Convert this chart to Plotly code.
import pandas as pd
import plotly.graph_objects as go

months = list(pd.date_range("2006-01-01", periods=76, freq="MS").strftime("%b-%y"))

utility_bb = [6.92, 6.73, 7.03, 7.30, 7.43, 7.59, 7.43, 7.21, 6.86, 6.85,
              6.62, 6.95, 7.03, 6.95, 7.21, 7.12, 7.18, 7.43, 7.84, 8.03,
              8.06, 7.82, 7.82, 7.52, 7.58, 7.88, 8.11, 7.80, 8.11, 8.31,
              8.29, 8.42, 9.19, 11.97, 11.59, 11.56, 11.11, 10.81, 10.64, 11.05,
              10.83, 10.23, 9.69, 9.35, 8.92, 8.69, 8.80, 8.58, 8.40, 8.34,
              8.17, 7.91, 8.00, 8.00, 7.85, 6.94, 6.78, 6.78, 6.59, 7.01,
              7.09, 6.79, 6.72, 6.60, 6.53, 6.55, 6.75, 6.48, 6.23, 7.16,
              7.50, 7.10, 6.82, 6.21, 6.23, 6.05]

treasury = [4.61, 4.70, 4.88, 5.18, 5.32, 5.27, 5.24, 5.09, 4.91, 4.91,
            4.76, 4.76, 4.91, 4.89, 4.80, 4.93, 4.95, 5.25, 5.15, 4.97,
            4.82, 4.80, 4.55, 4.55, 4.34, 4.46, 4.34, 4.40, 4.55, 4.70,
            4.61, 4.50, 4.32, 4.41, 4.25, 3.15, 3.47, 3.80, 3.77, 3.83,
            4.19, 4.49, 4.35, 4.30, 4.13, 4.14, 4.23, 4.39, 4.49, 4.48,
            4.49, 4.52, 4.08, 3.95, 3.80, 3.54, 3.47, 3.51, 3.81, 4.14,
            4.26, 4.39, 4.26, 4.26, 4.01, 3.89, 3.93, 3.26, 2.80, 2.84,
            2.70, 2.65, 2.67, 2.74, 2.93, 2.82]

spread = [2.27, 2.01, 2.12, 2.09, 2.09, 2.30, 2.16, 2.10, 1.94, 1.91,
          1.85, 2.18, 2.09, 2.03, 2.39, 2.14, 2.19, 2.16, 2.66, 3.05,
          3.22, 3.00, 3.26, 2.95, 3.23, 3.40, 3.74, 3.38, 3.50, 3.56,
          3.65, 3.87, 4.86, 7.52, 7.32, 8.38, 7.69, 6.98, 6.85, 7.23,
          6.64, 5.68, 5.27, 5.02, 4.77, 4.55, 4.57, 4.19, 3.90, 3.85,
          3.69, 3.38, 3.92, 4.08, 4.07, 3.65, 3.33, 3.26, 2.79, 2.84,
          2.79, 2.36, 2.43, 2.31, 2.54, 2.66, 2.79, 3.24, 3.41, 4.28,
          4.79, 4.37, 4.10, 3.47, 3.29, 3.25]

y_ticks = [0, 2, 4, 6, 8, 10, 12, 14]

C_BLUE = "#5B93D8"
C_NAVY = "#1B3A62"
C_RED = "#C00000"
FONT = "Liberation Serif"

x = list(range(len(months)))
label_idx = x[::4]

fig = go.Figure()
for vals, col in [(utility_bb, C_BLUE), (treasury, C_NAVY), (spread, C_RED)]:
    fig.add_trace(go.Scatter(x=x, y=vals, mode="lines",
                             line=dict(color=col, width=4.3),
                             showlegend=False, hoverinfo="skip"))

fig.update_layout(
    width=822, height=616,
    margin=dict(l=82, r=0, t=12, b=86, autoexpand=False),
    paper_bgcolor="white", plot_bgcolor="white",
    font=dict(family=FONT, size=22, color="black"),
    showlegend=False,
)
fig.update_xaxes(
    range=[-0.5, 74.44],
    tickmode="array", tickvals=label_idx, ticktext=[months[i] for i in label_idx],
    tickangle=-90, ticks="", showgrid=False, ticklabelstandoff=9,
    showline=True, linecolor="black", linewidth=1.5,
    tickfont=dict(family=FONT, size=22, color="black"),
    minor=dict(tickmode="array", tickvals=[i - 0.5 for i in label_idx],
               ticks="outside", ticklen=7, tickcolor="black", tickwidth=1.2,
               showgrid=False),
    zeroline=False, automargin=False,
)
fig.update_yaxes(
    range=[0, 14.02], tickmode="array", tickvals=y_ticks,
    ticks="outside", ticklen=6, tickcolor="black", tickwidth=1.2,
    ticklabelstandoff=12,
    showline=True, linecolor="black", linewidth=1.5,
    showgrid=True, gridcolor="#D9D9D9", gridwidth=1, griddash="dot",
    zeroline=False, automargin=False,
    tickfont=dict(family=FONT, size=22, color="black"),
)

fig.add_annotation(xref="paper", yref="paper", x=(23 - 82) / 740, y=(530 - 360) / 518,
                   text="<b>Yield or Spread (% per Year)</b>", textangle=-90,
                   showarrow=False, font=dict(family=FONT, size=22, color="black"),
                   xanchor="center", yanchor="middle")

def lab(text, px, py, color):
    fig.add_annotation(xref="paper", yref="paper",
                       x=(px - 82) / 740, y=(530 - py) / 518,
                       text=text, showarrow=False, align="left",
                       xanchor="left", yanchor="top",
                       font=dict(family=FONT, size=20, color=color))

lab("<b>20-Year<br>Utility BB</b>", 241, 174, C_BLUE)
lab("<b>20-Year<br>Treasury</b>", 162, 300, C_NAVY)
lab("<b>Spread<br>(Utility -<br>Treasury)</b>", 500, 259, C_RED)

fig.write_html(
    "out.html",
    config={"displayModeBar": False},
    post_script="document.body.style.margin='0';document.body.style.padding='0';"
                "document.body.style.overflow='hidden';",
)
---------------
Written task: Everything from the first line of the material through the line containing "7.50, 7.10, 6.82, 6.21, 6.23, 6.05]" is to be printed exactly; lines after that are to be left out.

Expected answer:
Convert this chart to Plotly code.
import pandas as pd
import plotly.graph_objects as go

months = list(pd.date_range("2006-01-01", periods=76, freq="MS").strftime("%b-%y"))

utility_bb = [6.92, 6.73, 7.03, 7.30, 7.43, 7.59, 7.43, 7.21, 6.86, 6.85,
              6.62, 6.95, 7.03, 6.95, 7.21, 7.12, 7.18, 7.43, 7.84, 8.03,
              8.06, 7.82, 7.82, 7.52, 7.58, 7.88, 8.11, 7.80, 8.11, 8.31,
              8.29, 8.42, 9.19, 11.97, 11.59, 11.56, 11.11, 10.81, 10.64, 11.05,
              10.83, 10.23, 9.69, 9.35, 8.92, 8.69, 8.80, 8.58, 8.40, 8.34,
              8.17, 7.91, 8.00, 8.00, 7.85, 6.94, 6.78, 6.78, 6.59, 7.01,
              7.09, 6.79, 6.72, 6.60, 6.53, 6.55, 6.75, 6.48, 6.23, 7.16,
              7.50, 7.10, 6.82, 6.21, 6.23, 6.05]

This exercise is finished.